Editorial: A Lesson in Humility

Three disgraced politicians found their way back into the news over the last two weeks. Only one of them has earned the public’s forgiveness. Only one of them can claim to have learned anything from his fall from grace.

His name is Jim McGreevey, the former governor of New Jersey who resigned amid a sex scandal in 2004.

While Eliot Spitzer and Anthony Weiner were plotting their return to public office over the last few years, Jim McGreevey was counseling prisoners in Hudson County. While Mr. Spitzer and Mr. Weiner rehearsed words of contrition supplied to them by flunkies and hangers-on, Mr. McGreevey delivered words of encouragement and inspiration to recovering drug addicts desperately trying to save themselves and their families.

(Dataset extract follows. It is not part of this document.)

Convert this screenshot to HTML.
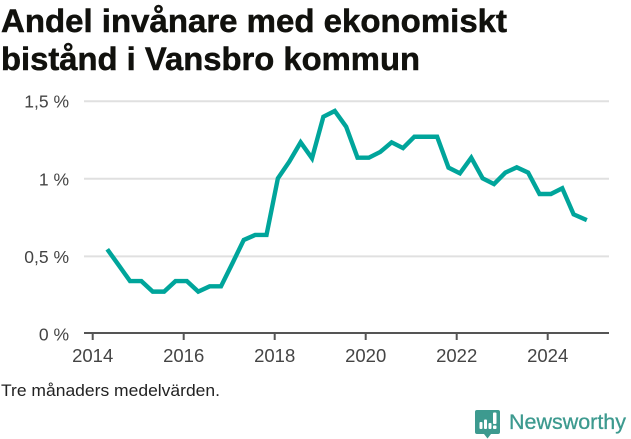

Messrs. Spitzer and Weiner still yearn for the power of high elective office, and if recent polls are any indication, there is a good chance that one or both will capture the Democratic Party nomination for comptroller or mayor, respectively.

Mr. McGreevey, in his own very different way, also has returned to public service. The newly elected mayor of Jersey City, Steven Fulop, has hired Mr. McGreevey to serve as executive director of the city’s Employment and Training Commission. In that position, the former governor will match job seekers with job creators and will continue his redemptive work in placing ex-
offenders in training programs and jobs.

Mayor Fulop deserves credit for recognizing Mr. McGreevey’s talents and commitment to minister to those who want nothing more than a second chance in life. Mr. McGreevey’s new job is not glamorous work. It is merely necessary work, the sort of work you simply can’t imagine Mr. Spitzer or Mr. Weiner performing—even if it got them a satisfying publicity fix.

Mr. Spitzer and Mr. Weiner remain addicted to the power and majesty of elective office. Mr. McGreevey was no less dependent on applause and glory during his years of training to become governor. But unlike his colleagues in New York, Mr. McGreevey has kicked the habit and is a better man today than he was a decade ago.

Jim McGreevey learned a great deal about himself and about true public service after he left office. Like the women he has counseled and inspired, he deserves a second chance.

Kudos to Mayor Fulop for giving him the opportunity.